A Blog by Jonathan Low

 

Jul 13, 2023

Russian Conscripts Now Being Armed With WWII Tommy Guns

Some of them might even work. 

But the revelation suggests how desperate the Russian military is in arming its troops - and why the Ukrainian strategy of targeting Russian logistics and supplies may work sooner than expected. JL 

The Kyiv Post reports:

Russian reserve troops from the Luhansk People’s Republic (are being armed) with Thompson submachine guns, an iconic but long-obsolete firearm dating back to the 1930s. Weapons dating back to the 20th century also visible are the Red Army PPSh “Shpagin”submachine gun, the Sudaev machine pistol,  the World War II-fielded RPD machine gun and World War I-era Mossin-Nagant bolt-action rifles, with bayonets. Russia in its now 17-month-old war with Ukraine has found arming troops increasingly difficult due to high casualties and limited stocks.

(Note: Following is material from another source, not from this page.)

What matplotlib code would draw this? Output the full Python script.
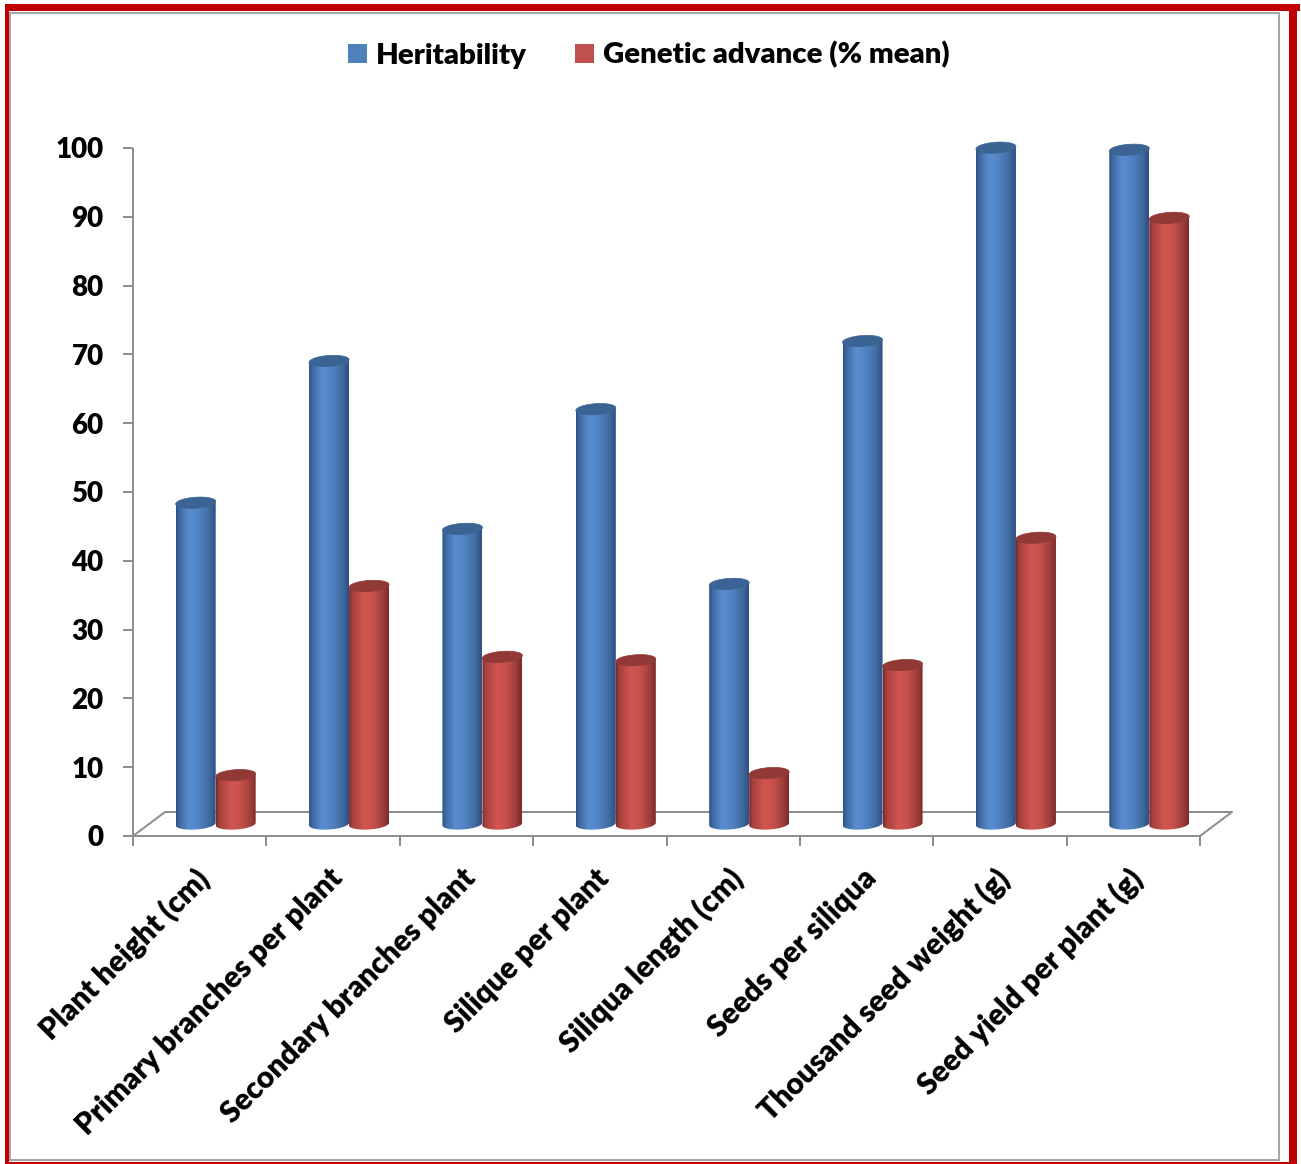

A video published on Ukrainian military media on Thursday showed Russian reserve troops unboxing Thompson submachine guns, an iconic but long-obsolete firearm dating back to the 1930s.

Images released by the Ukraine-based information platform WarLive identified soldiers in the video as service members from the Luhansk People’s Republic, an unrecognized statelet occupied by Russian troops during the Kremlin’s first invasion of Ukraine in 2014.

A soldier checks weapon actions and appears to find it functional. The unit appears to be at a base far behind the fighting lines. Some soldiers wear flip flops and others wear shorts.

\

Weapons dating back to the mid-20th century also visible in the video are the Red Army PPSh “Shpagin” submachine gun, and the Sudaev machine pistol, and the World War II-fielded RPD machine gun.

Other possible museum pieces inspected in the video were the Vietnam-era AKS Kalashnikov automatic rifle, the advanced-for-its-time SVT 1930s-developed combat rifle, the World War II-fielded RPD machine gun, and a World War I-era Mossin-Nagant bolt-action rifle, with bayonet.

Comments one soldier: “Friggen amazing.”

Russia in its now 16-month-old war with Ukraine has found arming troops increasingly difficult due to high casualties and limited stocks. The Kremlin has attempted to fill the gap with mothballed weapons like the T-55 and T-62 tanks, combat vehicles several generations older than and grossly inferior to modern tanks now being delivered to Ukraine. Referring a recent US decision to give Kyiv’s forces a 4.5 million shell reserve of modern and highly lethal cluster munitions for NATO-standard artillery fielded by the Armed Forces of Ukraine, the pro-Ukraine post comments: “This is exactly what you need to combat cluster munitions.”